Section: New Results

Experimenting with Clouds


Participants : Martin Quinson, Loic Guegan, Toufik Boubehziz, The Anh Pham.

We propose to combine two complementary experimental approaches: direct execution on testbeds such as Grid'5000, that are eminently believable but rather labor intensive, and simulations (using e.g. SimGrid) that are much more light-weighted, but requires are careful assessment. One specificity of the Myriads team is that we are working on these experimental methodologies per se, raising the standards of good experiments in our community. The Grid'5000 operational team is embedded in our research team, ensuring that our work remains aligned with the ground reality.

In 2017, our work was mostly centered on letting SimGrid become a de facto standard for the simulation of distributed platforms. We introduced a new programming interface, particularly adapted to the study of abstract algorithms. Beyond the engineering task, this requires to carefully capture the concepts that are important to the practitioners on distributed systems.

SimGrid is not limited to abstract algorithms, and can also be used to simulate real applications. This year, we published a journal article on the many challenges to overcome when designing a simulator of high performance systems. This work was published in the TPDS journal [20].

On the modeling side, our team worked this year toward the improvement of energy models, both for computational facilities and for the network. Despite the scarce availability of real testbeds that allow fine-grained energy measurements, we managed to provide a generic energy consumption model, published in [35], [43].

Finally, we restarted our efforts toward the formal verification of distributed systems. The model-checker that is integrated within SimGrid is already functional ([44]), but more work is necessary to make it efficient. We even found cases for which our reduction algorithm may miss defects in the verified system. This work will certainly motivate much more work in the future years.

Use cases

Participants : Christine Morin, Nikos Parlavantzas, Deborah Agarwal, Manh Linh Pham.

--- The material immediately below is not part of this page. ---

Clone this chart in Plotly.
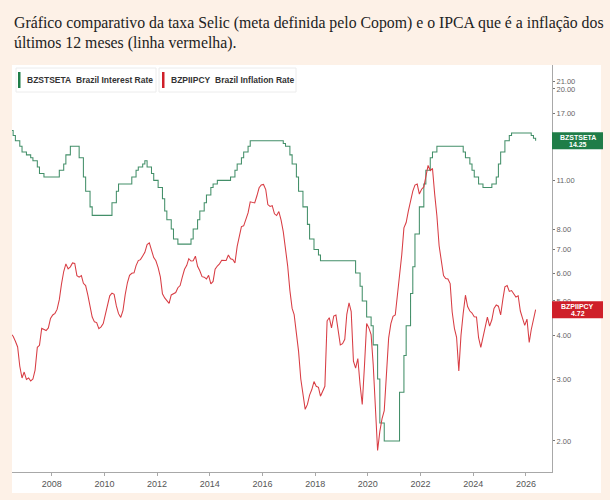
import math
import plotly.graph_objects as go

# ---------------- data (monthly, Jun 2006 .. May 2026) ----------------
start_year, start_month = 2006, 6

selic = [
    15.25, 14.75, 14.25, 14.25, 13.75, 13.25, 13.25,                                   # 2006 Jun-Dec
    13.00, 13.00, 12.75, 12.50, 12.50, 12.00, 11.50, 11.50, 11.25, 11.25, 11.25, 11.25,  # 2007
    11.25, 11.25, 11.25, 11.75, 11.75, 12.25, 13.00, 13.00, 13.75, 13.75, 13.75, 13.75,  # 2008
    12.75, 12.75, 11.25, 10.25, 10.25, 9.25, 8.75, 8.75, 8.75, 8.75, 8.75, 8.75,         # 2009
    8.75, 8.75, 8.75, 9.50, 9.50, 10.25, 10.75, 10.75, 10.75, 10.75, 10.75, 10.75,       # 2010
    11.25, 11.25, 11.75, 12.00, 12.00, 12.25, 12.50, 12.00, 12.00, 11.50, 11.00, 11.00,  # 2011
    10.50, 10.50, 9.75, 9.00, 8.50, 8.50, 8.00, 7.50, 7.50, 7.25, 7.25, 7.25,            # 2012
    7.25, 7.25, 7.25, 7.50, 8.00, 8.00, 8.50, 9.00, 9.00, 9.50, 10.00, 10.00,            # 2013
    10.50, 10.75, 10.75, 11.00, 11.00, 11.00, 11.00, 11.00, 11.00, 11.25, 11.25, 11.75,  # 2014
    12.25, 12.25, 12.75, 13.25, 13.25, 13.75, 14.25, 14.25, 14.25, 14.25, 14.25, 14.25,  # 2015
    14.25, 14.25, 14.25, 14.25, 14.25, 14.25, 14.25, 14.25, 14.25, 14.00, 13.75, 13.75,  # 2016
    13.00, 12.25, 12.25, 11.25, 10.25, 10.25, 9.25, 9.25, 8.25, 7.50, 7.50, 7.00,        # 2017
    7.00, 6.75, 6.50, 6.50, 6.50, 6.50, 6.50, 6.50, 6.50, 6.50, 6.50, 6.50,              # 2018
    6.50, 6.50, 6.50, 6.50, 6.50, 6.50, 6.00, 6.00, 5.50, 5.00, 5.00, 4.50,              # 2019
    4.50, 4.25, 3.75, 3.75, 3.00, 2.25, 2.25, 2.00, 2.00, 2.00, 2.00, 2.00,              # 2020
    2.00, 2.00, 2.75, 2.75, 3.50, 4.25, 4.25, 5.25, 6.25, 7.75, 7.75, 9.25,              # 2021
    9.25, 10.75, 11.75, 11.75, 12.75, 13.25, 13.25, 13.75, 13.75, 13.75, 13.75, 13.75,   # 2022
    13.75, 13.75, 13.75, 13.75, 13.75, 13.75, 13.75, 13.25, 12.75, 12.75, 12.25, 11.75,  # 2023
    11.25, 11.25, 10.75, 10.75, 10.50, 10.50, 10.50, 10.50, 10.75, 10.75, 11.25, 12.25,  # 2024
    13.25, 13.25, 14.25, 14.25, 14.75, 15.00, 15.00, 15.00, 15.00, 15.00, 15.00, 15.00,  # 2025
    15.00, 15.00, 14.75, 14.50, 14.25,                                                   # 2026 Jan-May
]

ipca = [
    4.03, 3.97, 3.84, 3.70, 3.26, 3.02, 3.14,                                   # 2006 Jun-Dec
    2.99, 3.02, 2.96, 3.00, 3.18, 3.69, 3.74, 4.18, 4.15, 4.12, 4.19, 4.46,     # 2007
    4.56, 4.61, 4.73, 5.04, 5.58, 6.06, 6.37, 6.17, 6.25, 6.41, 6.39, 5.90,     # 2008
    5.84, 5.90, 5.61, 5.53, 5.20, 4.80, 4.50, 4.36, 4.34, 4.17, 4.22, 4.31,     # 2009
    4.59, 4.83, 5.17, 5.26, 5.22, 4.84, 4.60, 4.49, 4.70, 5.20, 5.63, 5.91,     # 2010
    5.99, 6.01, 6.30, 6.51, 6.55, 6.71, 6.87, 7.23, 7.31, 6.97, 6.64, 6.50,     # 2011
    6.22, 5.85, 5.24, 5.10, 4.99, 4.92, 5.20, 5.24, 5.28, 5.45, 5.53, 5.84,     # 2012
    6.15, 6.31, 6.59, 6.49, 6.50, 6.70, 6.27, 6.09, 5.86, 5.84, 5.77, 5.91,     # 2013
    5.59, 5.68, 6.15, 6.28, 6.37, 6.52, 6.50, 6.51, 6.75, 6.59, 6.56, 6.41,     # 2014
    7.14, 7.70, 8.13, 8.17, 8.47, 8.89, 9.56, 9.53, 9.49, 9.93, 10.48, 10.67,   # 2015
    10.71, 10.36, 9.39, 9.28, 9.32, 8.84, 8.74, 8.97, 8.48, 7.87, 6.99, 6.29,   # 2016
    5.35, 4.76, 4.57, 4.08, 3.60, 3.00, 2.71, 2.46, 2.54, 2.70, 2.80, 2.95,     # 2017
    2.86, 2.84, 2.68, 2.76, 2.86, 4.39, 4.48, 4.19, 4.53, 4.56, 4.05, 3.75,     # 2018
    3.78, 3.89, 4.58, 4.94, 4.66, 3.37, 3.22, 3.43, 2.89, 2.54, 3.27, 4.31,     # 2019
    4.19, 4.01, 3.30, 2.40, 1.88, 2.13, 2.31, 2.44, 3.14, 3.92, 4.31, 4.52,     # 2020
    4.56, 5.20, 6.10, 6.76, 8.06, 8.35, 8.99, 9.68, 10.25, 10.67, 10.74, 10.06, # 2021
    10.38, 10.54, 11.30, 12.13, 11.73, 11.89, 10.07, 8.73, 7.17, 6.47, 5.90, 5.79,  # 2022
    5.77, 5.60, 4.65, 4.18, 3.94, 3.16, 3.99, 4.61, 5.19, 4.82, 4.68, 4.62,     # 2023
    4.51, 4.50, 3.93, 3.69, 3.93, 4.23, 4.50, 4.24, 4.42, 4.76, 4.87, 4.83,     # 2024
    4.56, 5.06, 5.48, 5.53, 5.32, 5.35, 5.23, 5.13, 5.17, 4.68, 4.46, 4.26,     # 2025
    4.44, 3.81, 4.14, 4.39, 4.72,                                               # 2026 Jan-May
]

ytick_vals = [2, 3, 4, 5, 6, 7, 8, 11, 17, 20, 21]
ytick_text = ["2.00", "3.00", "4.00", "5.00", "6.00", "7.00", "8.00",
              "11.00", "17.00", "20.00", "21.00"]
xtick_years = [2008, 2010, 2012, 2014, 2016, 2018, 2020, 2022, 2024, 2026]

title_line1 = "Gráfico comparativo da taxa Selic (meta definida pelo Copom) e o IPCA que é a inflação dos"
title_line2 = "últimos 12 meses (linha vermelha)."
sel_code, sel_name = "BZSTSETA", "Brazil Interest Rate"
inf_code, inf_name = "BZPIIPCY", "Brazil Inflation Rate"

# ---------------- build ----------------
def month_dates(n):
    out = []
    y, m = start_year, start_month
    for _ in range(n):
        out.append(f"{y}-{m:02d}-15")
        m += 1
        if m > 12:
            m, y = 1, y + 1
    return out

dates = month_dates(len(ipca))

W, H = 610, 500
ML, MR, MT, MB = 12, 58, 65, 28
PW, PH = W - ML - MR, H - MT - MB

def px(p):   # page x pixel -> paper x
    return (p - ML) / PW

def py(p):   # page y pixel -> paper y
    return (H - MB - p) / PH

y_lo, y_hi = 0.2129, 1.3692

def yfrac(v):
    return (math.log10(v) - y_lo) / (y_hi - y_lo)

GREEN_LINE = "#438f69"
RED_LINE = "#d83d44"
GREEN_BOX = "#1f7d48"
RED_BOX = "#cf1f29"

fig = go.Figure()
fig.add_trace(go.Scatter(x=dates, y=selic, mode="lines", line_shape="hv",
                         line=dict(color=GREEN_LINE, width=1.05), showlegend=False,
                         hoverinfo="skip"))
fig.add_trace(go.Scatter(x=dates, y=ipca, mode="lines",
                         line=dict(color=RED_LINE, width=1.05), showlegend=False,
                         hoverinfo="skip"))

shapes = []
# white panel
shapes.append(dict(type="rect", xref="paper", yref="paper", layer="below",
                   x0=0, x1=px(601), y0=py(493), y1=1.0,
                   fillcolor="white", line=dict(width=0)))
# legend boxes
for (x0, x1) in [(16, 156), (159, 296)]:
    shapes.append(dict(type="rect", xref="paper", yref="paper", layer="below",
                       x0=px(x0), x1=px(x1), y0=py(92), y1=py(68),
                       fillcolor="white", line=dict(color="#ececec", width=1)))
shapes.append(dict(type="rect", xref="paper", yref="paper",
                   x0=px(18), x1=px(20.5), y0=py(88), y1=py(72),
                   fillcolor=GREEN_BOX, line=dict(width=0)))
shapes.append(dict(type="rect", xref="paper", yref="paper",
                   x0=px(162), x1=px(164.5), y0=py(88), y1=py(72),
                   fillcolor=RED_BOX, line=dict(width=0)))

annotations = []
# title
tf = dict(family="Liberation Serif", size=15.8, color="#222222")
annotations.append(dict(xref="paper", yref="paper", x=px(12), y=py(23),
                        xanchor="left", yanchor="middle", showarrow=False,
                        text=title_line1, font=tf))
annotations.append(dict(xref="paper", yref="paper", x=px(12), y=py(43),
                        xanchor="left", yanchor="middle", showarrow=False,
                        text=title_line2, font=tf))
# legend texts
lf = dict(family="Liberation Sans", size=8.5, color="#333333")
annotations += [
    dict(xref="paper", yref="paper", x=px(25), y=py(80), xanchor="left", yanchor="middle",
         showarrow=False, text=f"<b>{sel_code}</b>", font=lf),
    dict(xref="paper", yref="paper", x=px(74), y=py(80), xanchor="left", yanchor="middle",
         showarrow=False, text=f"<b>{sel_name}</b>", font=lf),
    dict(xref="paper", yref="paper", x=px(169), y=py(80), xanchor="left", yanchor="middle",
         showarrow=False, text=f"<b>{inf_code}</b>", font=lf),
    dict(xref="paper", yref="paper", x=px(213), y=py(80), xanchor="left", yanchor="middle",
         showarrow=False, text=f"<b>{inf_name}</b>", font=lf),
]

# last-value boxes on the right axis
half = 8.5 / PH
bf = dict(family="Liberation Sans", size=7, color="white")
for code, val, col in [(sel_code, selic[-1], GREEN_BOX), (inf_code, ipca[-1], RED_BOX)]:
    yc = yfrac(val)
    shapes.append(dict(type="rect", xref="paper", yref="paper",
                       x0=1.0, x1=px(603), y0=yc - half, y1=yc + half,
                       fillcolor=col, line=dict(width=0)))
    annotations.append(dict(xref="paper", yref="paper", x=px(577.5), y=yc + 3.6 / PH,
                            xanchor="center", yanchor="middle", showarrow=False,
                            text=f"<b>{code}</b>", font=bf))
    annotations.append(dict(xref="paper", yref="paper", x=px(577.5), y=yc - 3.6 / PH,
                            xanchor="center", yanchor="middle", showarrow=False,
                            text=f"<b>{val:.2f}</b>", font=bf))

fig.update_layout(
    width=W, height=H,
    margin=dict(l=ML, r=MR, t=MT, b=MB, pad=0),
    paper_bgcolor="#fdf1e7", plot_bgcolor="white",
    shapes=shapes, annotations=annotations,
    showlegend=False,
    xaxis=dict(type="date", range=["2006-06-29", "2026-12-28"],
               tickvals=[f"{y}-01-01" for y in xtick_years],
               ticktext=[str(y) for y in xtick_years],
               showgrid=False, zeroline=False, showline=True,
               linecolor="#a8a8a8", linewidth=1,
               ticks="outside", ticklen=3, tickcolor="#a8a8a8",
               tickfont=dict(family="Liberation Sans", size=9, color="#555555")),
    yaxis=dict(type="log", side="right", range=[y_lo, y_hi],
               tickvals=ytick_vals, ticktext=ytick_text,
               showgrid=False, zeroline=False, showline=True,
               linecolor="#a8a8a8", linewidth=1,
               ticks="outside", ticklen=2, tickcolor="#777777",
               tickfont=dict(family="Liberation Sans", size=7.5, color="#666666")),
)

fig.write_html("out.html")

Simulation framework for studying between-herd pathogen spread in a region

In the context of the MIHMES project (2012-2017) and in collaboration with INRA researchers, we transformed a legacy application for simulating the spread of bovine viral diarrhea virus (BVDV) to a cloud-enabled application based on the DiFFuSE framework (Distributed framework for cloud-based epidemic simulations). Specifically, the original sequential code was first modified to add single-computer parallelism using OpenMP. We then decomposed the code into separate services that were deployed across multiple clouds and independently scaled. Using this service-based cloud-enabled simulation, we performed a set of experiments that demonstrated that applying DiFFuSE increases performance, allows exploring different cost-performance trade-offs, automatically handles failures, and supports elastic allocation of resources from multiple clouds [45].

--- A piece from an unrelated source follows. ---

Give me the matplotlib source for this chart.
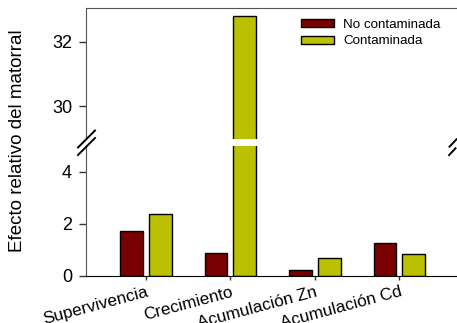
import matplotlib
matplotlib.use("Agg")
import matplotlib.pyplot as plt
import numpy as np
from matplotlib.lines import Line2D

categories = ["Supervivencia", "Crecimiento", "Acumulación Zn", "Acumulación Cd"]
no_contaminada = [1.73, 0.87, 0.22, 1.26]
contaminada = [2.37, 32.8, 0.68, 0.83]
series_labels = ["No contaminada", "Contaminada"]
ylabel = "Efecto relativo del matorral"
upper_ticks = [30, 32]
lower_ticks = [0, 2, 4]

red = "#780000"
green = "#BBC000"

plt.rcParams['font.family'] = ['Liberation Sans', 'DejaVu Sans']

W, H = 457, 323
fig = plt.figure(figsize=(W / 100, H / 100), dpi=100)

def fx(px):
    return px / W

def fy(py):
    return 1 - py / H

left, right = 86, 456
ax_lo = fig.add_axes([fx(left), fy(276), fx(right - left), fy(146) - fy(276)])
ax_hi = fig.add_axes([fx(left), fy(139), fx(right - left), fy(8) - fy(139)])

x = np.arange(len(categories))
w = 0.27
off = 0.17
for ax in (ax_lo, ax_hi):
    ax.bar(x - off, no_contaminada, w, color=red, edgecolor="black", linewidth=1.0,
           label=series_labels[0])
    ax.bar(x + off, contaminada, w, color=green, edgecolor="black", linewidth=1.0,
           label=series_labels[1])
    ax.set_xlim(-0.71, 3.67)
    ax.spines['right'].set_visible(False)
    ax.spines['left'].set_color('#555555')
    ax.tick_params(axis='y', direction='out', length=5, width=1, pad=5,
                   labelsize=13, color='#333333')

ax_lo.set_ylim(0, 5.0)
ax_lo.set_yticks(lower_ticks)
ax_lo.spines['top'].set_visible(False)
ax_lo.spines['bottom'].set_color('black')
ax_lo.set_xticks(x)
ax_lo.set_xticklabels(categories, rotation=15, ha='right', rotation_mode='anchor',
                      fontsize=12.3)
ax_lo.tick_params(axis='x', direction='out', length=3, width=1, pad=3, color='#333333')

ax_hi.set_ylim(28.97, 33.06)
ax_hi.set_yticks(upper_ticks)
ax_hi.spines['bottom'].set_visible(False)
ax_hi.spines['top'].set_color('#555555')
ax_hi.set_xticks([])

# break marks
def slash(cx, cy, hw, hh):
    fig.add_artist(Line2D([fx(cx - hw), fx(cx + hw)], [fy(cy + hh), fy(cy - hh)],
                          color='black', linewidth=1.4, transform=fig.transFigure))

slash(86.5, 139, 8.5, 8.5)
slash(86.5, 146.5, 8.5, 8.5)
slash(453, 143, 3.5, 3.7)
slash(452.3, 151.7, 3.2, 3.4)

fig.text(fx(18), fy(141), ylabel, rotation=90, ha='center', va='center', fontsize=13.5)

handles, labels = ax_hi.get_legend_handles_labels()
fig.legend(handles, labels, loc='upper left', bbox_to_anchor=(fx(301), fy(19)),
           bbox_transform=fig.transFigure, frameon=False, fontsize=9.6,
           handlelength=2.5, handleheight=0.55, handletextpad=0.65,
           labelspacing=0.32, borderpad=0, borderaxespad=0)

fig.savefig("out.png", dpi=100)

FluxNet and AmeriFlux Data Analysis

The carbon flux datasets from AmeriFlux (Americas) and FLUXNET (global) are comprised of long-term time series data and other measurements at each tower site. There are over 800 flux towers around the world collecting this data. The non-time series measurements include information critical to performing analysis on the site's data. Examples include: canopy height, species distribution, soil properties, leaf area, instrument heights, etc. These measurements are reported as a variable group where the value plus information such as method of measurement and other information are reported together. Each variable group has a different number and type of parameters that are reported. The current output format is a normalized file. Users have found this file difficult to use.

Our earlier work in the DALHIS Inria associate team focused on building user interfaces to specify the data. This year we jointly worked on developing a Jupyter Notebook that would serve as a tool for users to read in and explore the data in a personalized tutorial type environment. We developed two notebooks and the next step is to start user testing on the notebooks.